Archive

Quotes

To escape its wretched lot, the populace has three ways, two imaginary and one real. The first two are the rum shop and the church; the third is the social revolution.

—Mikhail Bakunin, 1871

The brutalities of progress are called revolutions. When they are over we realize this: that the human has been roughly handled, but that it has advanced.

—Victor Hugo, 1862

In revolutions men fall and rise. Long before this war is over, much as you hear me praised now, you may hear me cursed and insulted.

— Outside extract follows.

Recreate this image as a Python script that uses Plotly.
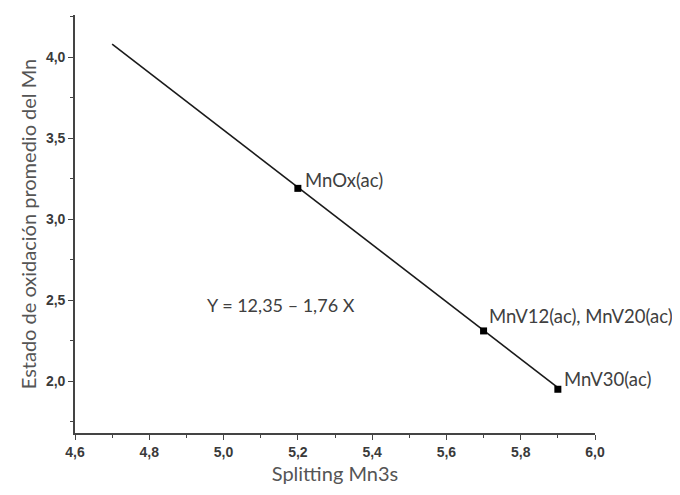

—William Tecumseh Sherman, 1864

All civilization has from time to time become a thin crust over a volcano of revolution.

—Havelock Ellis, 1921

The children of the revolution are always ungrateful, and the revolution must be grateful that it is so.

—Ursula K. Le Guin, 1983

All men recognize the right of revolution, that is, the right to refuse allegiance to, and to resist, the government, when its tyranny or its inefficiency are great and unendurable.

—Henry David Thoreau, 1849

Those who make peaceful revolution impossible will make violent revolution inevitable.

—John F. Kennedy, 1962

All revolutions devour their own children.

—Ernst Röhm, 1933

The only justification of rebellion is success.

—Thomas B. Reed, 1878

Revolutionaries are greater sticklers for formality than conservatives.

—Italo Calvino, 1957

Insurrection of thought always precedes insurrection of arms.

—Wendell Phillips, 1859

Governments are not overthrown by the poor, who have no power, but by the rich—when they are insulted by their inferiors and cannot obtain justice.

—Dionysius of Halicarnassus, c. 20 BC

Revolutions are celebrated when they are no longer dangerous.